Je ne suis pas d’abord un animateur. Je suis un éducateur.

Émile l’avait bien compris : le jeune qui pose des difficultés n’est pas en train de m’empêcher de bien faire mon travail, il est le cœur de la mission! Il est mon prochain. Malheur à moi si je le laisse derrière…

On ne laisse personne derrière

J’aimerais pouvoir dire qu’à partir de ce jour, je n’ai plus jamais été exaspéré par un jeune. Malheureusement, je dois admettre que c’est un piège dans lequel il est facile de retomber.

Il y a eu Clément qui avait besoin d’attention au point d’interrompre toutes les activités pour se mettre en vedette au grand dam de tous. J’ai ensuite appris qu’un membre de sa famille — dysfonctionnelle — avait promis de le pousser à s’enlever la vie. Il avait le droit de vouloir être vu.
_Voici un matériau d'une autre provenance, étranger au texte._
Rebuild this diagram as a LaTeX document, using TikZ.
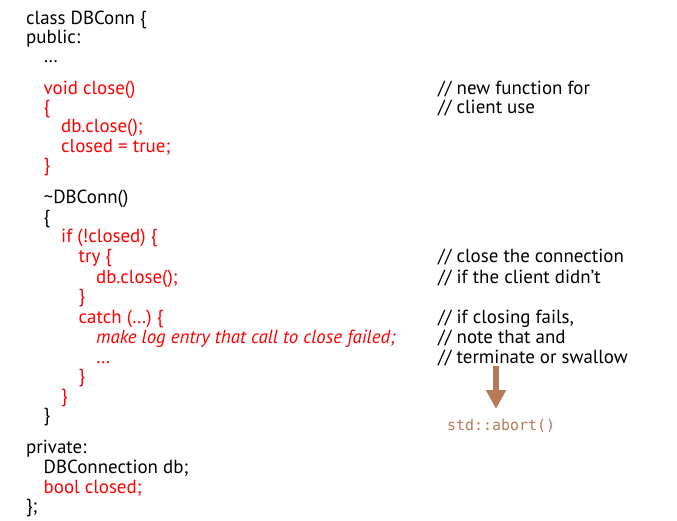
\documentclass[tikz,border=0pt]{standalone}
\usepackage{fontspec}
\setmainfont{PT Sans}
\newfontfamily\codemono{DejaVu Sans Mono}
\usetikzlibrary{arrows.meta}
\definecolor{abortbrown}{RGB}{184,122,86}
\tikzset{
    code/.style={anchor=base west, inner sep=0pt, font=\fontsize{19}{20}\selectfont},
    plain/.style={code, text=black},
    changed/.style={code, text=red},
    changedit/.style={changed, font=\fontsize{19}{20}\selectfont\itshape},
    remark/.style={code, text=black},
    callout/.style={anchor=base west, inner sep=0pt, text=abortbrown, font=\fontsize{15}{18}\selectfont\codemono},
    bigarrow/.style={draw=abortbrown, line width=6bp, -{Triangle[width=19bp,length=19bp]}}
}
\newcommand{\codeLine}[5] {
	\node[#4] (#3) at (26+17.5*#1,#2) {#5};
}
\newcommand{\remarkLine}[3] {
	\node[remark] (#2) at (438,#1) {#3};
}
\begin{document}
\begin{tikzpicture}[x=1bp,y=-1bp]
		\useasboundingbox (0,0) rectangle (677,521);

		% Class head
		\codeLine{0}{25}{cls}{plain}{class DBConn \{}
		\codeLine{0}{44}{pub}{plain}{public:}
		\codeLine{1}{63}{dotsA}{plain}{…}

		% close()
		\codeLine{1}{95}{closefn}{changed}{void close()}
		\codeLine{1}{114}{closeopen}{changed}{\{}
		\codeLine{2}{133}{closecall}{changed}{db.close();}
		\codeLine{2}{153}{closeflag}{changed}{closed = true;}
		\codeLine{1}{172}{closeshut}{changed}{\}}

		% Destructor
		\codeLine{1}{204}{dtor}{plain}{\textasciitilde DBConn()}
		\codeLine{1}{224}{dtoropen}{plain}{\{}
		\codeLine{2}{243}{ifline}{changed}{if (!closed) \{}
		\codeLine{3}{263}{tryline}{changed}{try \{}
		\codeLine{4}{283}{trycall}{changed}{db.close();}
		\codeLine{3}{302}{tryshut}{changed}{\}}
		\codeLine{3}{323}{catchline}{changed}{catch (…) \{}
		\codeLine{4}{343}{logline}{changedit}{make log entry that call to close failed;}
		\codeLine{4}{363}{dotsB}{changed}{…}
		\codeLine{3}{382}{catchshut}{changed}{\}}
		\codeLine{2}{402}{ifshut}{changed}{\}}
		\codeLine{1}{421}{dtorshut}{plain}{\}}

		% Members
		\codeLine{0}{453}{priv}{plain}{private:}
		\codeLine{1}{473}{dbmember}{plain}{DBConnection db;}
		\codeLine{1}{493}{flagmember}{changed}{bool closed;}
		\codeLine{0}{512}{clsshut}{plain}{\};}

		% Comments
		\remarkLine{95}{remA}{// new function for}
		\remarkLine{114}{remB}{// client use}
		\remarkLine{263}{remC}{// close the connection}
		\remarkLine{283}{remD}{// if the client didn't}
		\remarkLine{323}{remE}{// if closing fails,}
		\remarkLine{343}{remF}{// note that and}
		\remarkLine{363}{remG}{// terminate or swallow}

		% Abort
		\node[callout] (abort) at (447,430) {std::abort()};
		\coordinate (arrowtop) at (496,366);
		\coordinate (arrowtip) at (496,409);
		\draw[bigarrow] (arrowtop) -- (arrowtip);

	\end{tikzpicture}
\end{document}
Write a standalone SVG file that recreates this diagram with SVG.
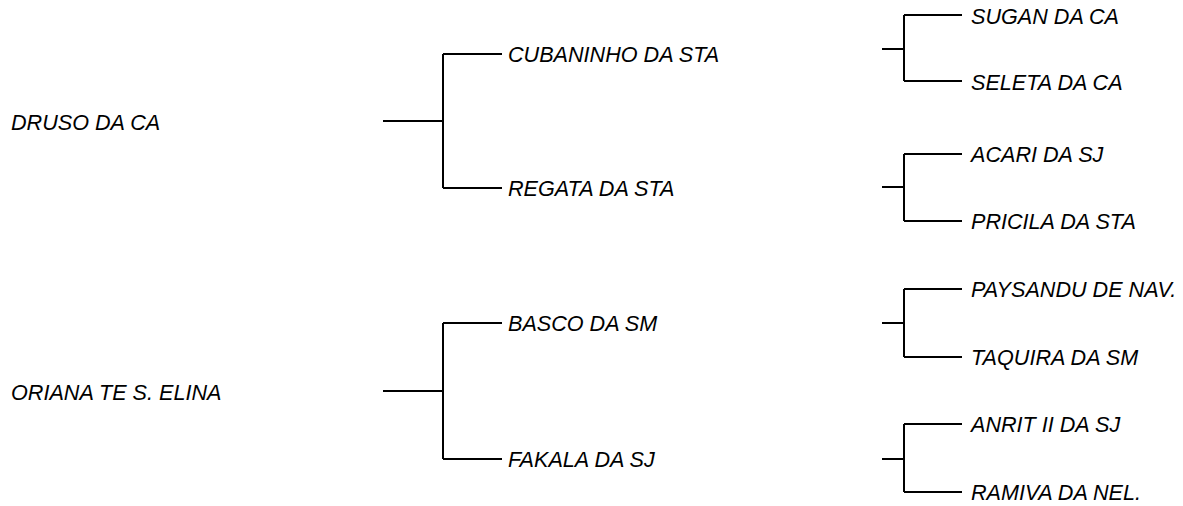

J’ai ravalé mes manques d’amour pour tenter de savourer chaque moment que j’ai pu lui consacrer.

Il y a eu Derek que j’ai failli renvoyer chez lui parce qu’il répandait de la crème solaire dans les bagages des autres et qu’il était généralement hors de contrôle. Le billet de retour était acheté quand je m’en suis souvenu : on ne laisse personne derrière. Il a finalement été notre campeur étoile — si on oublie l’épisode où il brandissait une hache debout sur le toit du chalet!

C’est la première chose à comprendre à propos de l’adolescent rebelle : il n’est pas de ces « bons pauvres » qu’il est agréable d’aider pour se sentir plus saint. Il est celui qui m’appelle à oser chiffonner la feuille inerte de mon programme afin de rencontrer en sa présence la Vie elle-même.


[1] Certains noms ont été remplacés à des fins de confidentialité.

Jérémie Laliberté

Jérémie Laliberté est animateur à la Villa des jeunes, centre lasallien de formation humaine et chrétienne pour les ados. Jeune père, étudiant en théologie et en philosophie, il s’intéresse à la multiplicité des phénomènes — d’un repas en famille au symbolisme biblique en passant par l’escalade de roche, les sciences et le cinéma — qui pointent vers un sens ultime, vers l’Unique nécessaire.